Pause für Maroni

„Rasierklingen-Orgie“: Fanatischer Angeklagter vom „Al-Qaida-Prozess“ ausgeschlossen. Entbindung von Pflichtverteidiger Groepper beantragt

FRANKFURT/MAIN taz ■ Der im „Al-Qaida-Prozess“ angeklagte Lamine Maroni ist zu weit gegangen. Die Staatsschutzkammer am Oberlandesgericht Frankfurt hat den muslimischen Fundamentalisten gestern „für unbestimmte Zeit“ von der Verhandlung ausgeschlossen. Maroni, der das Gericht und seine „ungläubigen“ Pflichtverteidiger schon wiederholt beleidigt hatte, zerschnitt nach dem dritten Verhandlungstag die von der Justizvollzugsanstalt Butzbach geliehene Straßenkleidung mit einer „halben Rasierklinge“. Zudem hatte er sich vor der Abfahrt des Gefangenentransporters geweigert, sich vom Anstaltsarzt „auch in allen Körperöffnungen“ durchsuchen zu lassen. Die andere Hälfte der Rasierklinge ist nämlich unauffindbar.

Der Leiter der JVA hatte dem Kammervorsitzenden zudem geschrieben, Maroni habe ihm „unbekannte Lieder gesungen“. Unter diesen Umständen verzichtete das Gericht darauf, den stimmgewaltigen Algerier, der nach eigenen Angaben ohnehin „nur mit Gott“ kommuniziert, zwangsweise untersuchen und vorführen zu lassen. Die Zwangsvorführung hätte nur erneut zu „schwerwiegenden Störungen“ durch Maroni geführt, die dann eh seinen dritten Ausschluss vom Verfahren nach sich gezogen hätten, so der Vorsitzende Richter Karlheinz Zeiher. Da könne der Mann gleich im Gefängnis bleiben; die anderen Prozessbeteiligten sahen das genau so.
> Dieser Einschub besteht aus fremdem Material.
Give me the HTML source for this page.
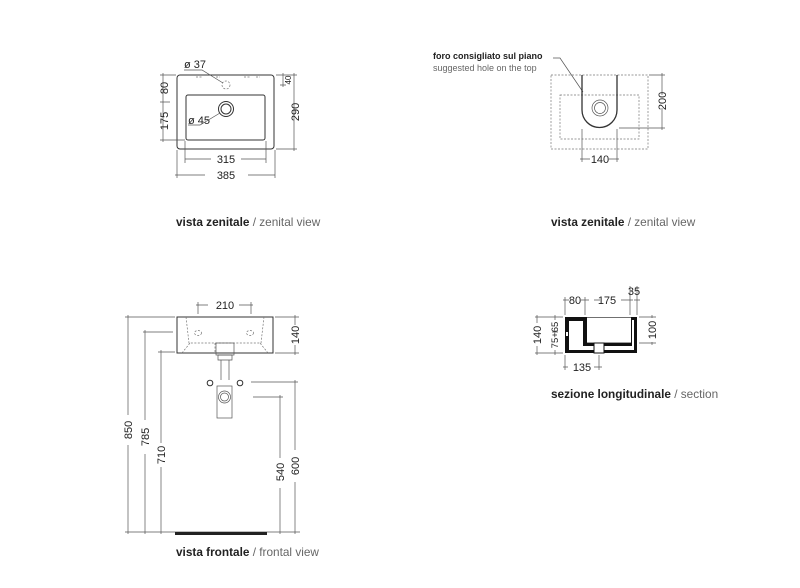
<!DOCTYPE html>
<html><head><meta charset="utf-8"><style>
html,body{margin:0;padding:0;background:#fff;}
svg{display:block;}
text{font-family:"Liberation Sans",sans-serif;fill:#222;}
.d{font-size:11px;}
.l{stroke:#555;stroke-width:0.7;fill:none;}
.o{stroke:#333;stroke-width:1;fill:none;}
.ds{stroke:#777;stroke-width:0.7;fill:none;stroke-dasharray:2,1.5;}
.lab{font-size:11.8px;}
.g{fill:#666;}
</style></head><body>
<svg width="800" height="588" viewBox="0 0 800 588" xmlns="http://www.w3.org/2000/svg">
<!-- TOP LEFT VIEW -->
<rect x="177" y="75" width="97" height="74" rx="3" class="o"/>
<rect x="186" y="95" width="79" height="45" rx="2" class="o"/>
<circle cx="226" cy="109" r="7.5" class="o"/>
<circle cx="226" cy="109" r="5" class="o"/>
<circle cx="226" cy="85" r="4" class="ds"/>
<path d="M196 77h6 M216 77h4 M244 77h6 M256 77h4" class="ds"/>
<text x="184" y="68" class="d">ø 37</text>
<path d="M184 70h18l21 13" class="l"/>
<text x="188" y="124" class="d">ø 45</text>
<path d="M188 125h12l20-12" class="l"/>
<path d="M163 73v69 M160 75h16 M160 102h10 M160 140h25" class="l"/>
<text transform="translate(168,88) rotate(-90)" text-anchor="middle" class="d">80</text>
<text transform="translate(168,121) rotate(-90)" text-anchor="middle" class="d">175</text>
<path d="M294 73v78 M276 75h21 M276 149h21 M283 73v14 M280 75h6 M280 85h6" class="l"/>
<text transform="translate(299,112) rotate(-90)" text-anchor="middle" class="d">290</text>
<text transform="translate(291,80) rotate(-90)" text-anchor="middle" style="font-size:8px">40</text>
<path d="M185 141v22 M266 141v22 M177 150v28 M275 150v28" class="l"/>
<path d="M185 159h26 M241 159h25 M175 175h30 M248 175h27" class="l"/>
<text x="226" y="163" text-anchor="middle" class="d">315</text>
<text x="226" y="179" text-anchor="middle" class="d">385</text>
<text x="176" y="226" class="lab"><tspan font-weight="bold">vista zenitale</tspan><tspan class="g"> / zenital view</tspan></text>

<!-- TOP RIGHT VIEW -->
<text x="433" y="59" style="font-size:9px;font-weight:bold">foro consigliato sul piano</text>
<text x="433" y="71" style="font-size:9px" class="g">suggested hole on the top</text>
<path d="M553 58h7l23 34" class="l"/>
<rect x="551" y="75" width="97" height="74" class="ds"/>
<rect x="560" y="95" width="79" height="44" class="ds"/>
<path d="M582 75v35a17.5 17.5 0 0 0 35 0v-35" stroke="#333" stroke-width="1.3" fill="none"/>
<circle cx="600" cy="108" r="8" class="l"/>
<circle cx="600" cy="108" r="5.5" class="l"/>
<path d="M649 75h16 M619 128h46 M662 73v22 M662 108v22" class="l"/>
<text transform="translate(666,101) rotate(-90)" text-anchor="middle" class="d">200</text>
<path d="M582 129v33 M617 129v33 M580 159h10 M609 159h10" class="l"/>
<text x="600" y="163" text-anchor="middle" class="d">140</text>
<text x="551" y="226" class="lab"><tspan font-weight="bold">vista zenitale</tspan><tspan class="g"> / zenital view</tspan></text>

<!-- FRONT VIEW -->
<rect x="177" y="317" width="96" height="36" class="o"/>
<path d="M186 317l3 26h72l3-26 M182 353l8-10 M268 353l-8-10 M215 343v10" class="ds"/>
<ellipse cx="198" cy="333" rx="3.5" ry="2.5" class="ds"/>
<ellipse cx="250" cy="333" rx="3.5" ry="2.5" class="ds"/>
<rect x="216" y="343" width="18" height="12" class="l"/>
<path d="M218 355h14v5h-14z M221 360v20 M229 360v20" class="l"/>
<circle cx="210" cy="383" r="2.8" class="o"/>
<circle cx="240" cy="383" r="2.8" class="o"/>
<rect x="217" y="386" width="15" height="32" class="l"/>
<circle cx="224.5" cy="397" r="6" class="l"/>
<circle cx="224.5" cy="397" r="4" class="l"/>
<path d="M198 302v12 M251 302v12 M196 305h12 M239 305h14" class="l"/>
<text x="225" y="309" text-anchor="middle" class="d">210</text>
<path d="M275 317h24 M275 353h24 M295 315v10 M295 345v10" class="l"/>
<text transform="translate(299,335) rotate(-90)" text-anchor="middle" class="d">140</text>
<path d="M125 317h50 M143 332h30 M158 352h17 M125 532h175" class="l"/>
<path d="M128 315v100 M128 445v89 M145 330v90 M145 454v80 M161 350v93 M161 467v67" class="l"/>
<text transform="translate(132,430) rotate(-90)" text-anchor="middle" class="d">850</text>
<text transform="translate(149,437) rotate(-90)" text-anchor="middle" class="d">785</text>
<text transform="translate(165,455) rotate(-90)" text-anchor="middle" class="d">710</text>
<rect x="175" y="532" width="92" height="3" fill="#222"/>
<path d="M251 382h47 M253 397h30 M295 380v70 M295 482v52 M280 395v63 M280 488v46" class="l"/>
<text transform="translate(299,466) rotate(-90)" text-anchor="middle" class="d">600</text>
<text transform="translate(284,472) rotate(-90)" text-anchor="middle" class="d">540</text>
<text x="176" y="556" class="lab"><tspan font-weight="bold">vista frontale</tspan><tspan class="g"> / frontal view</tspan></text>

<!-- SECTION -->
<rect x="565" y="317" width="72" height="36" fill="#111"/>
<rect x="569" y="321" width="14" height="29" fill="#fff"/>
<rect x="569" y="346" width="65" height="4" fill="#fff"/>
<rect x="632" y="320" width="2" height="30" fill="#fff"/>
<rect x="587" y="317.6" width="44" height="25" fill="#fff"/>
<rect x="594" y="343" width="10" height="10" fill="#fff" stroke="#111" stroke-width="1"/>
<rect x="566" y="332" width="2" height="4" fill="#fff"/>
<path d="M565 297v18 M585 297v18 M630 286v29 M637 286v29 M563 300h6 M581 300h8 M600 300h-6 M621 300h12 M634 300h6" class="l"/>
<text x="575" y="304" text-anchor="middle" class="d">80</text>
<text x="607" y="304" text-anchor="middle" class="d">175</text>
<text x="634" y="295" text-anchor="middle" class="d">35</text>
<path d="M535 317h28 M535 353h28 M537 315v8 M537 346v9 M555 315v5 M555 350v5 M552 332h6" class="l"/>
<text transform="translate(541,335) rotate(-90)" text-anchor="middle" class="d">140</text>
<text transform="translate(558,335) rotate(-90)" text-anchor="middle" style="font-size:9.5px">75+65</text>
<path d="M639 317h17 M639 343h17 M652 315v3 M652 342v3" class="l"/>
<text transform="translate(656,330) rotate(-90)" text-anchor="middle" class="d">100</text>
<path d="M565 355v15 M599 355v15 M563 367h5 M594 367h8" class="l"/>
<text x="582" y="371" text-anchor="middle" class="d">135</text>
<text x="551" y="398" class="lab"><tspan font-weight="bold">sezione longitudinale</tspan><tspan class="g"> / section</tspan></text>
</svg>
</body></html>
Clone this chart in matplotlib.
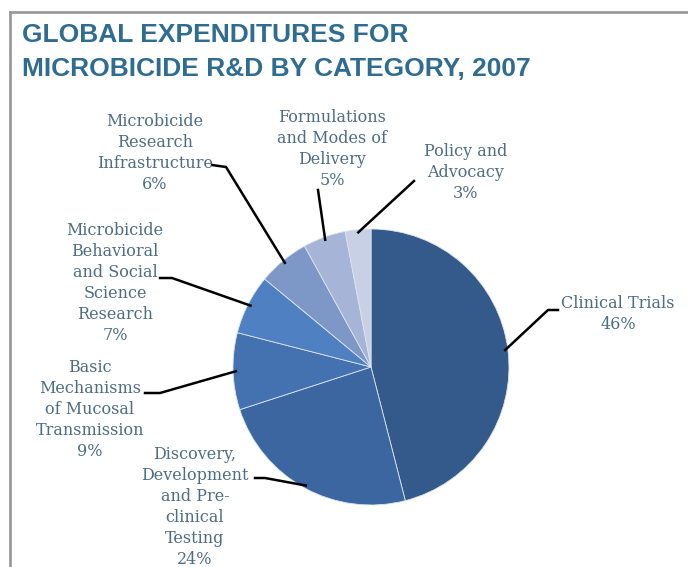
import numpy as np
import matplotlib
matplotlib.use("Agg")
import matplotlib.pyplot as plt

categories = [
    "Clinical Trials",
    "Discovery,\nDevelopment\nand Pre-\nclinical\nTesting",
    "Basic\nMechanisms\nof Mucosal\nTransmission",
    "Microbicide\nBehavioral\nand Social\nScience\nResearch",
    "Microbicide\nResearch\nInfrastructure",
    "Formulations\nand Modes of\nDelivery",
    "Policy and\nAdvocacy",
]
shares = [46, 24, 9, 7, 6, 5, 3]
colors = ["#335a8a", "#3b66a0", "#4471b0", "#4f80c2", "#7d97c7", "#a5b4d7", "#c8d0e5"]

# label layout in figure pixels (text top-centre, elbow start/end)
label_xy = [(618, 295), (195, 446), (90, 359), (115, 222), (155, 113), (332, 109), (466, 143)]
elbow = [((558, 310), (548, 310)), ((255, 478), (265, 478)), ((145, 393), (160, 393)),
         ((160, 278), (172, 278)), ((212, 165), (226, 167)), ((318, 190), (318, 190)),
         ((414, 181), (414, 181))]

W, H = 688, 567
CX, CY, R = 371, 367, 138

fig = plt.figure(figsize=(W / 100, H / 100), dpi=100)
fig.patch.set_facecolor("white")

ax = fig.add_axes([(CX - R) / W, (H - CY - R) / H, 2 * R / W, 2 * R / H])
wedges, _ = ax.pie(shares, colors=colors, startangle=90, counterclock=False,
                   wedgeprops=dict(edgecolor="#dde4ef", linewidth=0.6))
ax.set_xlim(-1, 1)
ax.set_ylim(-1, 1)
ax.set_aspect("equal")


def px2d(px, py):
    return (px - CX) / R, (CY - py) / R


txt_color = "#4d6d84"
for cat, share, w, (tx, ty), (p0, p1) in zip(categories, shares, wedges, label_xy, elbow):
    mid = np.deg2rad((w.theta1 + w.theta2) / 2)
    ex, ey = 0.98 * np.cos(mid), 0.98 * np.sin(mid)
    a = px2d(*p0)
    b = px2d(*p1)
    ax.plot([a[0], b[0], ex], [a[1], b[1], ey], color="black", lw=1.8, clip_on=False)
    x, y = px2d(tx, ty)
    ax.text(x, y, f"{cat}\n{share}%", ha="center", va="top", fontsize=11.5,
            family="DejaVu Serif", color=txt_color, linespacing=1.3, clip_on=False)

# frame lines of the original slide
fig.add_artist(plt.Line2D([10 / W, 10 / W], [0, 1 - 12 / H], color="#9a9a9a", lw=2))
fig.add_artist(plt.Line2D([10 / W, 1], [1 - 12 / H, 1 - 12 / H], color="#9a9a9a", lw=2))

fig.text(22 / W, 1 - 23 / H, "GLOBAL EXPENDITURES FOR\nMICROBICIDE R&D BY CATEGORY, 2007",
         ha="left", va="top", fontsize=19, fontweight="bold", family="Liberation Sans",
         color="#2f6c92", linespacing=1.52)

fig.savefig("out.png", dpi=100)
Ganz peinlich wurde es gestern für Achim Groepper, einen der beiden Verteidiger des Angeklagten Beandali. Der hat einen Entbindungsantrag gestellt, in dem er Groepper vorwirft, sein Vertrauen missbraucht und Passagen aus Gesprächen mit ihm und aus der Anklageschrift gegen seinen Willen an die Presse weitergegeben zu haben. So soll Groepper aus Karrieregründen einem Journalisten des Fernsehmagazins „Report“ noch vor Beginn der Hauptverhandlung von dem eigentlich geplanten Anschlag auf die Synagoge des Friedens in Straßburg berichtet haben; die Bundesanwaltschaft ging von einem Anschlag auf den Weihnachtsmarkt dort aus. Und Groepper habe auch einem Reporter der Frankfurter Allgemeinen Zeitung exklusive Interviews gegeben und Einblick in die Anklageschrift gewährt. Groepper bestritt gestern, das Anwaltsgeheimnis gebrochen zu haben. Die Kammer will bis zum nächsten Verhandlungstag eine Entscheidung über den Entbindungsantrag herbeiführen.